Barcellona Pozzo di Gotto. Una città abituata a finire troppo spesso negli archivi di cronaca ma che stavolta non si dà pace: un ragazzo incensurato, pieno di amici coi quali sarebbe andato di li a poco in un locale a divertirsi, uscito dal barbiere è stato freddato da cinque colpi di pistola. I sicari si erano appostati lì vicino. Lo hanno atteso fuori dall’esercizio, e dopo averlo raggiunto una prima volta hanno avuto la freddezza di inseguirlo ed accanirsi sino alla sua fine. La vittima, si chiamava Giovanni Isgrò, un nome destinato a fare il giro della città mentre lui, ferito, veniva trasportato inutilmente in ospedale dove i primi amici in ansia ed i familiari aspettavano sperando non fosse vero.
Oggi si cerca di capire: era un mafioso? Spacciava droga? Nulla di tutto questo: non aveva mai avuto il minimo problema con la giustizia, e chi lo ha conosciuto è ancora più scioccato perché non riesce a capire il motivo che possa spingere ad uccidere un ragazzo dolce e pulito. La sua famiglia è semplice: due genitori premurosi e due sorelle che gli vogliono bene e postano le sue foto su facebook mentre sorride con tutti loro. Stasera v’è stato, alle 20, l’incontro a Piazza Duomo con le rappresentanze ma soprattutto loro, la famiglia.
Il Papà di Giovanni piange, ma soprattutto chiede “perché” mentre la mamma non ha neppure la forza di guardare la saracinesca dell’Hair Fashion. Lui, ingegnere conosciuto e stimato, lei insegnante e madre altrettanto amata. Nessuna ombra su loro, se non un lutto che adesso ritorna alla mente di chi, come lo stesso Giovanni, ne fu testimone sedici anni fa.
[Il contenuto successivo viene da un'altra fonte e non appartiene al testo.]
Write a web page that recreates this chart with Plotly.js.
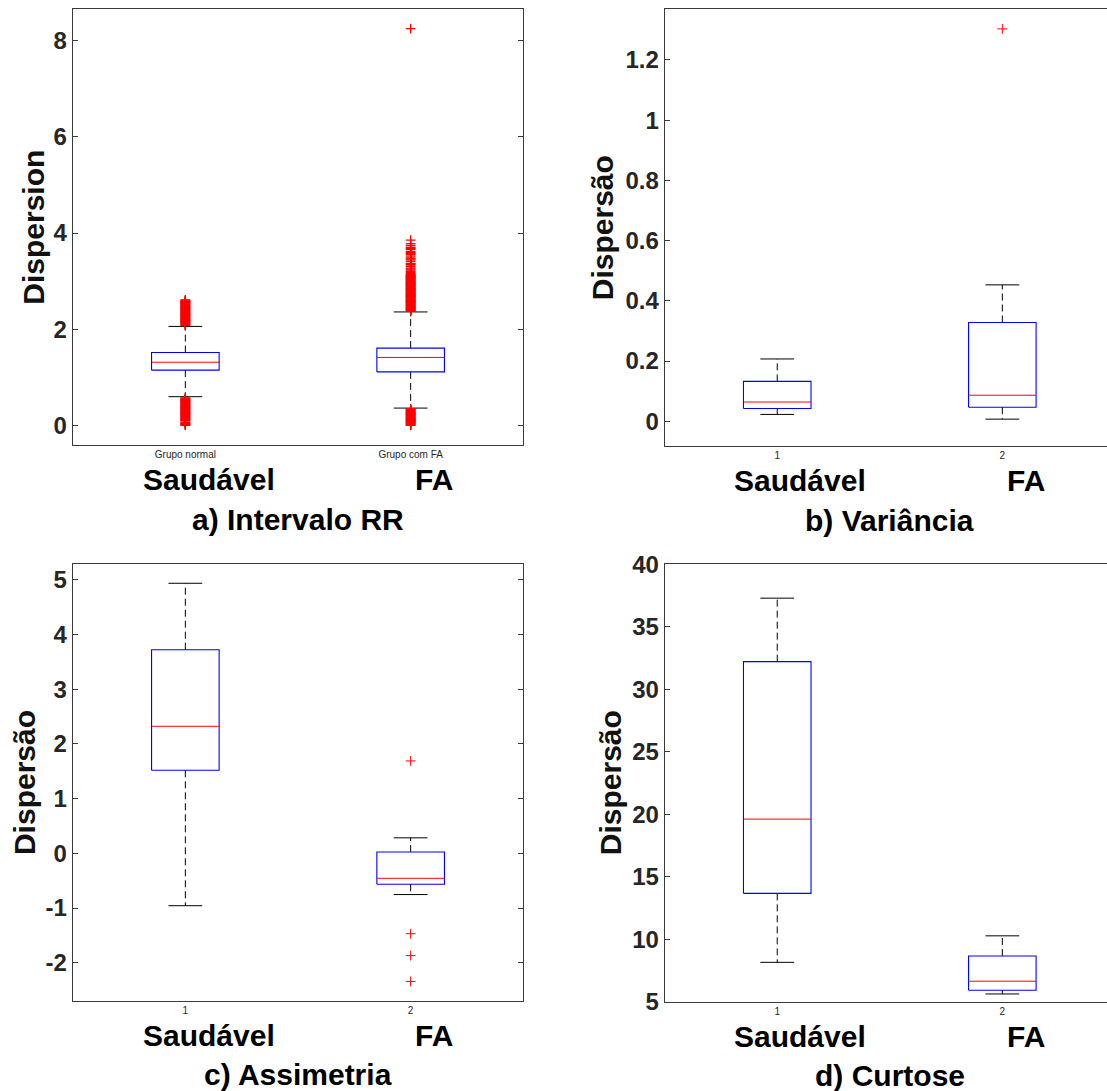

Era carnevale, un’altra festa gioiosa e le strade piene di persone pronte a festeggiare. Persone normali che pensavano alle maschere finte mentre qualcun altro ne indossava una vera, intenzionato a rovinare un’altra famiglia. Emanuele Minolfi,incensurato padre di famiglia che ha appena portato all’asilo nido il figlioletto vestito per la festicciola, viene ucciso vicino al centro, davanti la sede INPS locale, da sicari professionisti che gli sparano contro cinque colpi prima di fuggire. Nessuno scherzo di carnevale, solo una vita spezzata.
I cari non si daranno mai pace e tra loro la sorella Isabella, madre di un bambino di nome Giovanni Isgrò che a soli sette anni avrebbe imparato quel giorno quanto può essere assurdo il male che colpisce lo zio, il padre di famiglia, la persona tranquilla ed innocente del quale ancora oggi non si capisce il torto. Su quel delitto non si riuscì mai a sapere molto di certo se non la data, il 16 Febbraio 1996, ed il nome della vittima. Emanuele aveva un lavoro onesto, ventinove anni portati con gioia e serenità, sin quando fu ucciso senza neppure, forse, sapere perché.
Sedici anni dopo, l’1 Dicembre 2012, è toccato a suo nipote, con la stessa dinamica, gli stessi colpi di pistola, e la stessa domanda ancora senza risposta.
Il sostituto procuratore, Fabio Sozio, si è già messo al lavoro interrogando i primi tre testimoni oculari che potrebbero non essere gli unici: tanti affollavano quell’angolo nevralgico della città, a pochi passi dal Cinema Corallo, dalle vetrine illuminate della Via Umberto I e dal Duomo e dalla Piazza San Sebastiano sempre tanto frequentati.